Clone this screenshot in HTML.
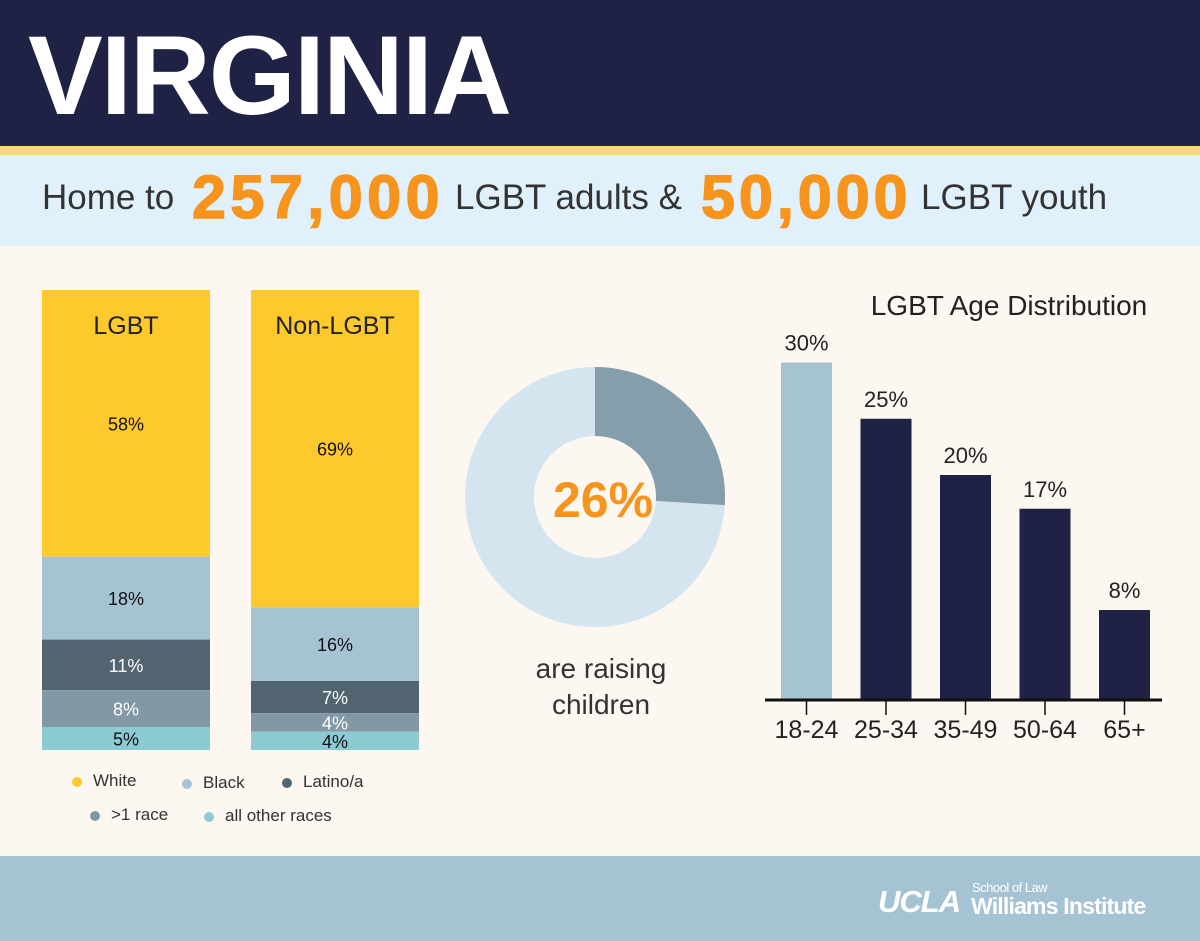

===============

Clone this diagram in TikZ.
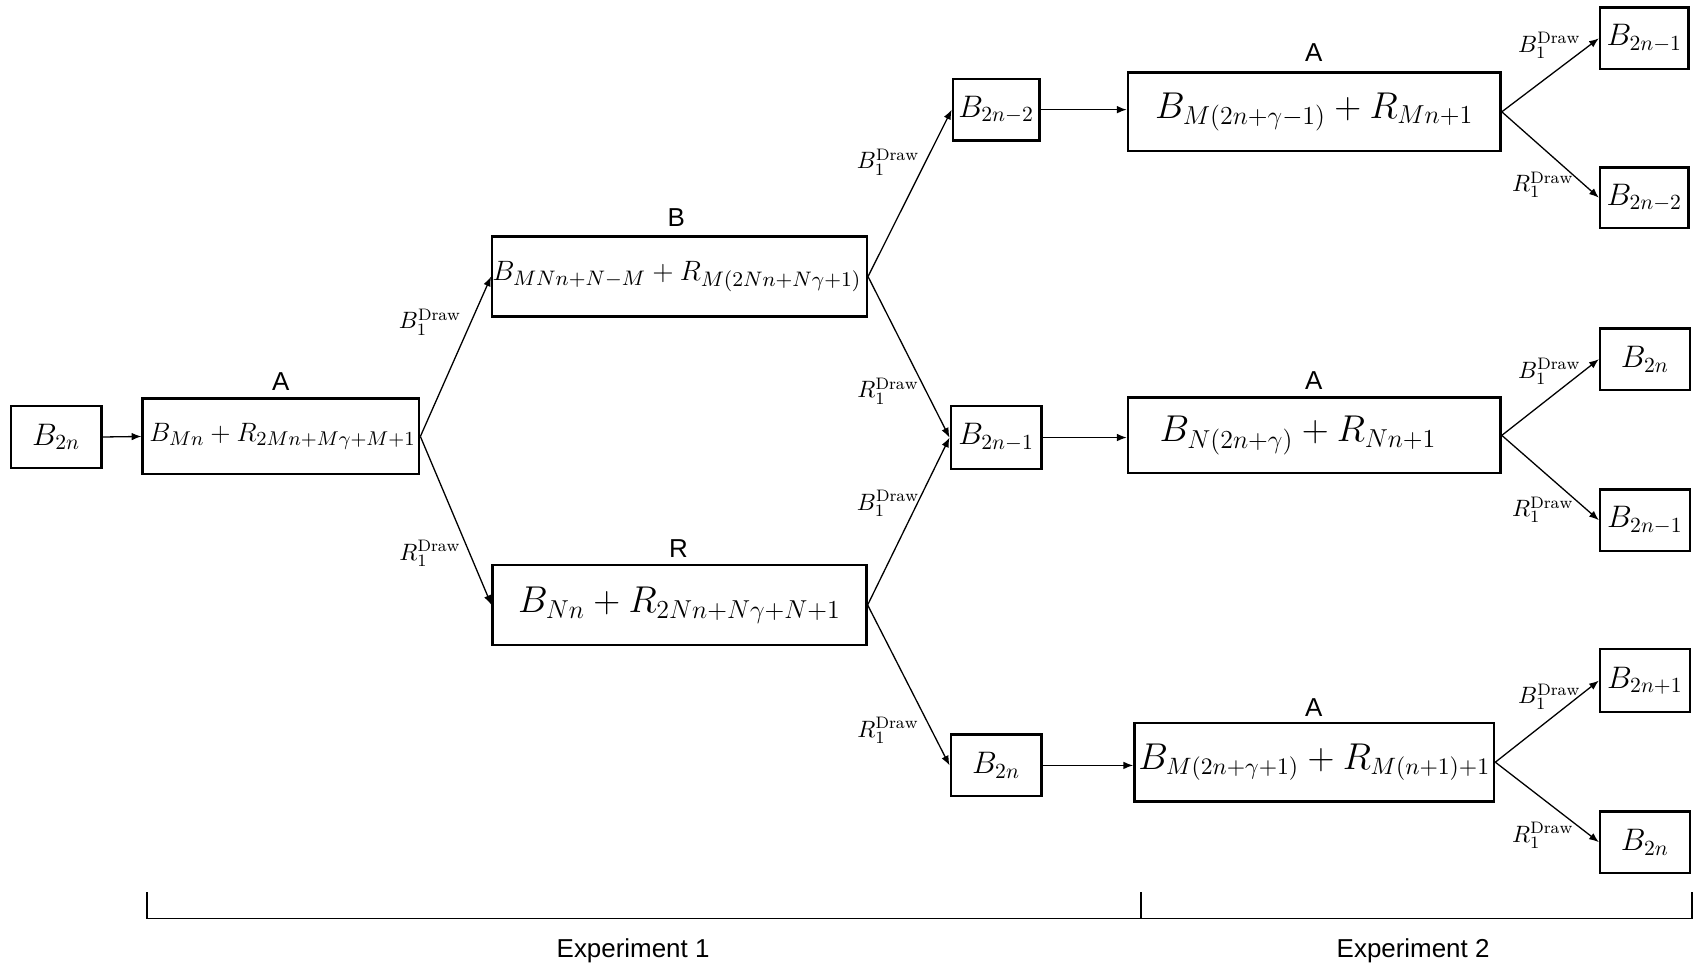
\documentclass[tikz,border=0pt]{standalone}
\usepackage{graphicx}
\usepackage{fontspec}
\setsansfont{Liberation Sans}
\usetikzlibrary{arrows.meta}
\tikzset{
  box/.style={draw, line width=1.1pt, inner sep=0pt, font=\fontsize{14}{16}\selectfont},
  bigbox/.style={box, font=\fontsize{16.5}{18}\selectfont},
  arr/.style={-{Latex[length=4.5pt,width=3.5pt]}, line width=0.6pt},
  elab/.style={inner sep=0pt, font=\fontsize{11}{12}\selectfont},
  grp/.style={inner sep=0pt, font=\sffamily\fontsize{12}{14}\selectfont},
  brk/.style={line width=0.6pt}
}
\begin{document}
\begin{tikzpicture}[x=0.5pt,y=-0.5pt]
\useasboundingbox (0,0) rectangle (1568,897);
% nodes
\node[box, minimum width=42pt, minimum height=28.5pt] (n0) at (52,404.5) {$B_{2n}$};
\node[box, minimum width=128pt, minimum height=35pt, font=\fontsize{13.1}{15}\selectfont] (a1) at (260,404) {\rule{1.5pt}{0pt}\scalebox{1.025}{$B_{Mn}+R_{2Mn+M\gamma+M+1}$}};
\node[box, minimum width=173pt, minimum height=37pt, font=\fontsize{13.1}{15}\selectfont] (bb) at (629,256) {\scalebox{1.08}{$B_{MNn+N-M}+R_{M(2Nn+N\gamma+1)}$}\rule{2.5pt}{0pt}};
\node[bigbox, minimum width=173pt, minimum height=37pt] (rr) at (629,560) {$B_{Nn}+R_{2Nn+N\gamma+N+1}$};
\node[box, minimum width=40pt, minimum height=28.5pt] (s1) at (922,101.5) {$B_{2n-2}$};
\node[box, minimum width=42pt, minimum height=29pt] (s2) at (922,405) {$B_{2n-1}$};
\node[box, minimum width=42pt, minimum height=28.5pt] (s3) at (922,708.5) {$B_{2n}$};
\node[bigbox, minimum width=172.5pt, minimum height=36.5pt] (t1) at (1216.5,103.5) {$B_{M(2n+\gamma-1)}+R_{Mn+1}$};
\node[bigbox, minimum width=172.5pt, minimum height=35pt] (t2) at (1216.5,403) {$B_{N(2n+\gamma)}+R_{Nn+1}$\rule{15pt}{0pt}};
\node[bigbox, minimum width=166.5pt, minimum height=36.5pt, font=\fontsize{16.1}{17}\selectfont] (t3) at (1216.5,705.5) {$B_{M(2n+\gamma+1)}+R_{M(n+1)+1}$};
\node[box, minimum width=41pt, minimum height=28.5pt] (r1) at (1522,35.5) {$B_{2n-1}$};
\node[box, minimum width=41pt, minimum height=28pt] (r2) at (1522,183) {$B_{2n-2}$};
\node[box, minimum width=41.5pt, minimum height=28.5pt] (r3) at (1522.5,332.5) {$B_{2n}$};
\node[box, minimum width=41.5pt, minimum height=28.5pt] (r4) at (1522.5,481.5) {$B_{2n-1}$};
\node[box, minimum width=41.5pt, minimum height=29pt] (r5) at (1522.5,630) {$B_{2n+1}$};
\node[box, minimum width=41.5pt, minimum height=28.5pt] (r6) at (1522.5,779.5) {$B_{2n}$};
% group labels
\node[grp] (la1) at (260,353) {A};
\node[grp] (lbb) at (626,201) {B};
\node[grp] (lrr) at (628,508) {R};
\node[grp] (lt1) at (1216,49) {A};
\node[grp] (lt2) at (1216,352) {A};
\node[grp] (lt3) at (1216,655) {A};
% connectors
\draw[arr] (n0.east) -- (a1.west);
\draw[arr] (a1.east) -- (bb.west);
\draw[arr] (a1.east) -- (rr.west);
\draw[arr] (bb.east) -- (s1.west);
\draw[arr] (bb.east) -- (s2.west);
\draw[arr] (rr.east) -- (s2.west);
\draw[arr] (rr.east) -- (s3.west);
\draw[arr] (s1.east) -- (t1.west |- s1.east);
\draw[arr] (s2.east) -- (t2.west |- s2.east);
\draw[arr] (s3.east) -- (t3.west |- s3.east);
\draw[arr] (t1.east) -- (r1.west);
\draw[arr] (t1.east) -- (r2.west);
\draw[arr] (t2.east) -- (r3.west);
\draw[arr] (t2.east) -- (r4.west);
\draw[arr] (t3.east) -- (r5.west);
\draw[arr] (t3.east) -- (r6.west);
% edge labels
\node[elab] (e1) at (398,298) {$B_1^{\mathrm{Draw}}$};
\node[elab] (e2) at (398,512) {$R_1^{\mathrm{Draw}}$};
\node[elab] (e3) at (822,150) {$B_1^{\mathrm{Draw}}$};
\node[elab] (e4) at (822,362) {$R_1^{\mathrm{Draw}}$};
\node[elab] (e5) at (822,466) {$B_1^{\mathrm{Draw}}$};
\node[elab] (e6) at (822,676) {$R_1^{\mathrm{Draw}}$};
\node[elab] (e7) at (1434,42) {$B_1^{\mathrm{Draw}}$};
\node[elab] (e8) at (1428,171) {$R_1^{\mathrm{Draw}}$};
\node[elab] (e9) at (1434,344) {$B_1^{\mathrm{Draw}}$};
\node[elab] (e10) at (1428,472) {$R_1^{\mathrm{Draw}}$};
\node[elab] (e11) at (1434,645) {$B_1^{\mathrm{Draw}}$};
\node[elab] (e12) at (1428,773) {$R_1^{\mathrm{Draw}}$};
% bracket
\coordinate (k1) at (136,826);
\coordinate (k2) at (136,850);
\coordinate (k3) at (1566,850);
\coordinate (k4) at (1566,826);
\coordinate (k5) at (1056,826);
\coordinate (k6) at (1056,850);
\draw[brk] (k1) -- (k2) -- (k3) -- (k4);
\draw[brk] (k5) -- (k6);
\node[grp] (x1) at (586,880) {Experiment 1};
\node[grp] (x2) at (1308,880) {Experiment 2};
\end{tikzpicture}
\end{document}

===============

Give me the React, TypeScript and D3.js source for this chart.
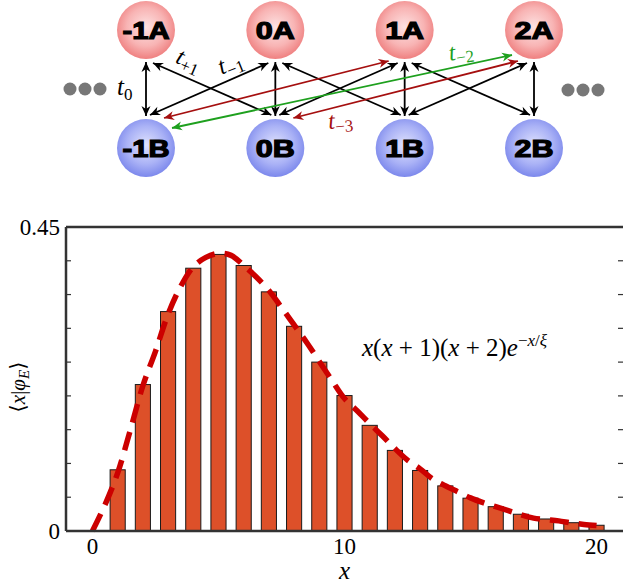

===============

= TASK TO CARRY OUT =
For each line above that contains the word "this", copy that line.

= ANSWER FOR THE TASK =
Clone this screenshot in HTML.
Clone this diagram in TikZ.
Give me the React, TypeScript and D3.js source for this chart.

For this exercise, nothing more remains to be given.